Creativity and self-governance

Another principle of ubuntu that Ewila and Dia promote is that of self-governance. In essence, Ewila and Dia say self-governance is all about pushing through the restraints of expectations placed upon us by various systems of oppression.

While that can include pushing through things like racial stereotypes for example, in a broader sense, it speaks to living and acting in a manner that is most true to you. Dia describes how she, for example, has embraced the traditions of her ethnic Lozi background and creativity in order to affirm her identity in the face of institutional expectations in Western academia.

Lady Dia. | Photo courtesy of Lady Dia

“I come from a storytelling culture where we sing, and where knowledge is passed through stories. So, what I had started doing to also be resilient and to enact my culture was I started singing my papers,” says Dia. “I would say that me singing my song is a valid way of transmitting my knowledge, of depicting that knowledge. So, me being creative in that way, that is me also being resilient and saying that I’m not going to also kill this part of myself to just suit you all the time.”

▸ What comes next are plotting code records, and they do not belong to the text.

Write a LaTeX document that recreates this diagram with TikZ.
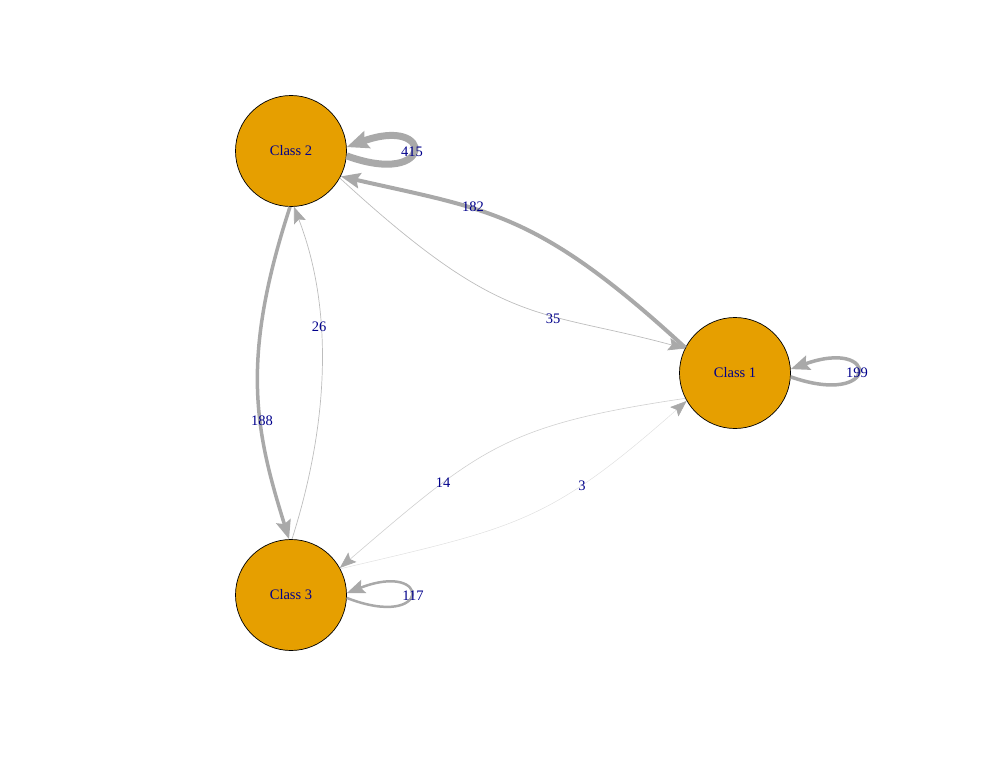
\documentclass[tikz,border=0pt]{standalone}
\usepackage{fontspec}
\setmainfont{Liberation Serif}
\usetikzlibrary{arrows.meta}
\definecolor{nodefill}{HTML}{E69F00}
\definecolor{edgegray}{HTML}{A9A9A9}
\definecolor{thingray}{HTML}{BDBDBD}
\definecolor{fainter}{HTML}{CFCFCF}
\definecolor{faintest}{HTML}{E0E0E0}
\definecolor{labblue}{HTML}{00008B}
\begin{document}
\begin{tikzpicture}[x=1pt,y=-1pt,
  state/.style={circle,draw=black,line width=0.7pt,fill=nodefill,minimum size=111pt,inner sep=0pt,text=labblue,font=\fontsize{14.5}{16}\selectfont},
  elabel/.style={text=labblue,font=\fontsize{14.5}{16}\selectfont,inner sep=0pt},
  trans/.style={draw=edgegray,-{Stealth[length=16pt 0.8,width=12pt 0.8,inset=3pt,color=edgegray]}}
]
\useasboundingbox (0,0) rectangle (990,765);
\node[state] (c2) at (291,151) {Class 2};
\node[state] (c1) at (735,373) {Class 1};
\node[state] (c3) at (291,595) {Class 3};

% loops
\draw[trans,line width=7pt] (c2.-5) .. controls (435,188) and (435,115) .. (c2.4);
\draw[trans,line width=3.5pt] (c1.-4) .. controls (880,408) and (880,337) .. (c1.4);
\draw[trans,line width=2.5pt] (c3.-3) .. controls (432,631) and (432,560) .. (c3.2);

% between classes
\draw[trans,line width=4pt] (c1.153) .. controls (537,211) and (488,210) .. (c2.-27);
\draw[trans,draw=thingray,line width=0.7pt] (c2.-29) .. controls (504,329) and (535,308) .. (c1.154);
\draw[trans,line width=3.5pt] (c2.269) .. controls (240,360) and (255,430) .. (c3.92);
\draw[trans,draw=thingray,line width=0.7pt] (c3.89) .. controls (333,410) and (330,300) .. (c2.-87);
\draw[trans,draw=fainter,line width=0.6pt] (c1.207) .. controls (505,425) and (480,448) .. (c3.29);
\draw[trans,draw=faintest,line width=0.5pt] (c3.28) .. controls (518,527) and (548,523) .. (c1.210);

% labels
\node[elabel] (l415) at (412,152) {415};
\node[elabel] (l199) at (857,373) {199};
\node[elabel] (l117) at (413,596) {117};
\node[elabel] (l182) at (473,207) {182};
\node[elabel] (l35) at (553,319) {35};
\node[elabel] (l188) at (262,421) {188};
\node[elabel] (l26) at (319,327) {26};
\node[elabel] (l14) at (443,483) {14};
\node[elabel] (l3) at (582,486) {3};
\end{tikzpicture}
\end{document}
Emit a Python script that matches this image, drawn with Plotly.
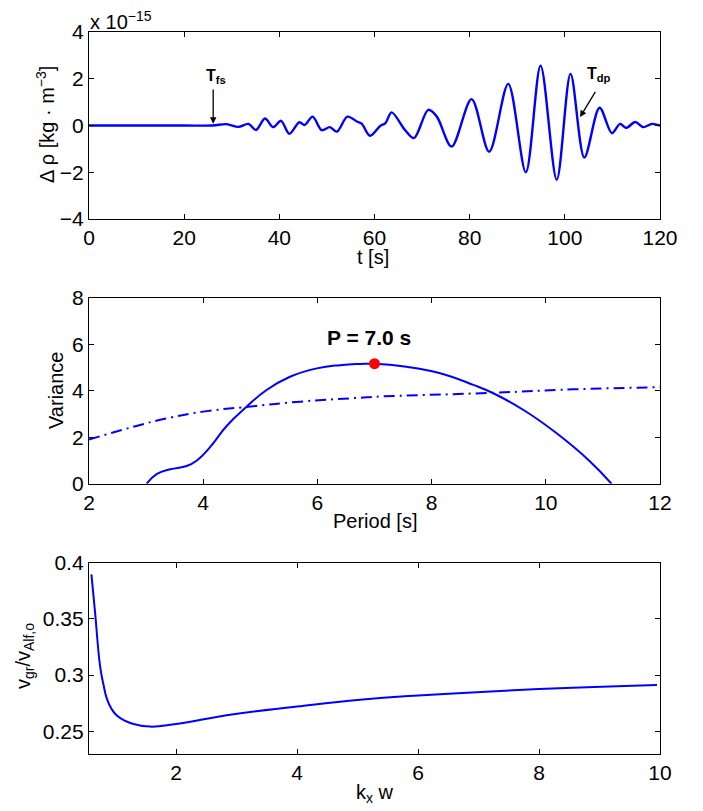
import plotly.graph_objects as go

# ---------------- data ----------------
# Panel 1: density perturbation time series (units of 1e-15 kg m^-3)
t_s = [0, 20, 26, 28.9, 31.4, 33.5, 35.1, 37.0, 38.7, 40.35, 42.1, 44.2, 45.3, 47.0,
       48.9, 50.6, 52.1, 54.3, 56.4, 57.3, 59.06, 61.2, 62.3, 63.6, 66.4, 68.3, 71.3,
       73.1, 76.2, 80.4, 84.1, 88.1, 91.8, 94.9, 98.3, 101.2, 104.1, 107.3, 109.9,
       111.6, 112.9, 114.8, 116.5, 118.3, 120]
drho = [0, 0, 0, 0.06, -0.06, 0.07, -0.19, 0.30, -0.07, 0.20, -0.36, 0.14, 0.02, 0.38,
        -0.20, -0.07, -0.26, 0.38, 0.16, 0.08, -0.44, -0.02, 0.10, 0.56, -0.19, -0.54, 0.67,
        0.38, -0.90, 1.13, -1.12, 1.78, -2.00, 2.56, -2.32, 2.21, -1.37, 0.76, -0.33,
        0.07, -0.10, 0.15, -0.07, 0.07, 0.0]

# Panel 2: variance vs period
period_solid = [3.01, 3.19, 3.42, 3.71, 3.89, 4.12, 4.41, 4.76, 5.11, 5.52, 5.99, 6.40,
                6.75, 7.0, 7.56, 8.15, 8.73, 9.08, 9.61, 10.19, 10.77, 11.15]
variance_solid = [0.0, 0.42, 0.62, 0.76, 1.00, 1.57, 2.48, 3.31, 4.03, 4.60, 4.96, 5.10,
                  5.15, 5.16, 5.03, 4.75, 4.25, 3.89, 3.17, 2.17, 0.97, 0.0]
period_dash = [2.0, 2.78, 3.36, 4.0, 4.79, 5.70, 6.75, 7.0, 9.08, 10.48, 12.0]
variance_dash = [1.90, 2.45, 2.81, 3.10, 3.31, 3.53, 3.70, 3.74, 3.91, 4.06, 4.15]
peak_period = [7.0]
peak_variance = [5.16]

# Panel 3: group velocity vs kx w
kxw = [0.6, 0.661, 0.744, 0.80, 0.855, 0.936, 1.02, 1.15, 1.295, 1.57, 2.0, 2.95, 4.0, 5.04, 6.0, 8.0, 9.95]
vgr = [0.3896, 0.3554, 0.3077, 0.2913, 0.2790, 0.2696, 0.2640, 0.2595, 0.2565, 0.2541, 0.2565, 0.2652,
       0.2720, 0.2780, 0.2818, 0.2875, 0.2912]

BLUE = "#0000FF"
FONT = "Liberation Sans, Arial, Helvetica, sans-serif"
OFF = 8                     # page body margin in the browser
W, H = 703 - OFF, 811 - OFF

def px(x):
    return (x - OFF) / W

def py(y):
    return 1 - (y - OFF) / H

fig = go.Figure()

fig.add_trace(go.Scatter(x=t_s, y=drho, mode="lines", line=dict(color=BLUE, width=2.4, shape="spline", smoothing=0.9),
                         xaxis="x", yaxis="y", showlegend=False))
fig.add_trace(go.Scatter(x=period_dash, y=variance_dash, mode="lines",
                         line=dict(color=BLUE, width=2, dash="11px,5px,2px,5px", shape="spline", smoothing=1.3),
                         xaxis="x2", yaxis="y2", showlegend=False))
fig.add_trace(go.Scatter(x=period_solid, y=variance_solid, mode="lines",
                         line=dict(color=BLUE, width=2, shape="spline", smoothing=1.3),
                         xaxis="x2", yaxis="y2", showlegend=False))
fig.add_trace(go.Scatter(x=peak_period, y=peak_variance, mode="markers",
                         marker=dict(color="#FF0000", size=11),
                         xaxis="x2", yaxis="y2", showlegend=False))
fig.add_trace(go.Scatter(x=kxw, y=vgr, mode="lines", line=dict(color=BLUE, width=2, shape="spline", smoothing=1.3),
                         xaxis="x3", yaxis="y3", showlegend=False))

xdom = [px(89), px(660)]
common = dict(showline=True, linecolor="black", linewidth=1.3, mirror="ticks", ticks="inside",
              ticklen=5, tickcolor="black", tickwidth=1, showgrid=False, zeroline=False,
              automargin=False,
              tickfont=dict(family=FONT, size=21, color="black"))

fig.update_layout(
    width=W, height=H,
    margin=dict(l=0, r=0, t=0, b=0),
    paper_bgcolor="white", plot_bgcolor="white",
    font=dict(family=FONT, color="black"),
    xaxis=dict(domain=xdom, range=[0, 120], tickvals=[0, 20, 40, 60, 80, 100, 120], anchor="y", **common),
    yaxis=dict(domain=[py(219), py(32)], range=[-4, 4], tickvals=[-4, -2, 0, 2, 4], anchor="x", **common),
    xaxis2=dict(domain=xdom, range=[2, 12], tickvals=[2, 4, 6, 8, 10, 12], anchor="y2", **common),
    yaxis2=dict(domain=[py(483.7), py(297.7)], range=[0, 8], tickvals=[0, 2, 4, 6, 8], anchor="x2", **common),
    xaxis3=dict(domain=xdom, range=[0.56, 10], tickvals=[2, 4, 6, 8, 10], anchor="y3", **common),
    yaxis3=dict(domain=[py(753.7), py(562.7)], range=[0.23, 0.4], tickvals=[0.25, 0.3, 0.35, 0.4],
                ticktext=["0.25", "0.3", "0.35", "0.4"], anchor="x3", **common),
)

ann = []
def txt(x, y, text, angle=0, size=20, xanchor="center", yanchor="middle"):
    ann.append(dict(x=px(x), y=py(y), xref="paper", yref="paper", text=text, showarrow=False,
                    textangle=angle, xanchor=xanchor, yanchor=yanchor,
                    font=dict(family=FONT, size=size, color="black")))

# axis titles
txt(373, 257, "t [s]")
txt(375, 521, "Period [s]")
txt(375, 793, "k<sub>x</sub> w")
txt(45, 125, "Δ ρ [kg · m<sup>−3</sup>]", angle=-90)
txt(56, 391, "Variance", angle=-90)
txt(24, 656, "v<sub>gr</sub>/v<sub>Alf,o</sub>", angle=-90)
# exponent label
txt(88, 21, "x 10<sup>−15</sup>", xanchor="left")

# arrows panel 1
ann.append(dict(x=26.1, y=0.08, ax=26.1, ay=1.6, xref="x", yref="y", axref="x", ayref="y",
                text="", showarrow=True, arrowhead=2, arrowsize=1, arrowwidth=1.3, arrowcolor="black"))
ann.append(dict(x=103.2, y=0.36, ax=106.6, ay=1.5, xref="x", yref="y", axref="x", ayref="y",
                text="", showarrow=True, arrowhead=2, arrowsize=1, arrowwidth=1.3, arrowcolor="black"))
ann.append(dict(x=26.6, y=2.1, xref="x", yref="y", text="<b>T<sub>fs</sub></b>", showarrow=False,
                font=dict(family=FONT, size=16, color="black")))
ann.append(dict(x=107.2, y=2.2, xref="x", yref="y", text="<b>T<sub>dp</sub></b>", showarrow=False,
                font=dict(family=FONT, size=16, color="black")))
# panel 2 label
ann.append(dict(x=6.9, y=6.3, xref="x2", yref="y2", text="<b>P = 7.0 s</b>", showarrow=False,
                font=dict(family=FONT, size=21, color="black")))

fig.update_layout(annotations=ann)
fig.write_html("out.html")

Canadians might be most familiar with the term self-governance in reference to Indigenous self-governance, or the ability of Canada’s Indigenous nations to be able to govern themselves in accordance with their own values, laws and traditions. And while individual acts of self-governance might not seem like much, Ewila and Dia believe that practising this self-affirming, resilient and communitarian philosophy is indispensable to resisting oppression on a
broader scale.

“We’re trying to, in the workshop, give examples of resistance to White supremacist capitalist patriarchal society that is characteristically unequal,” says Ewila. “Resistance to the idea that I’m rich because you’re poor, or I am because you’re not.”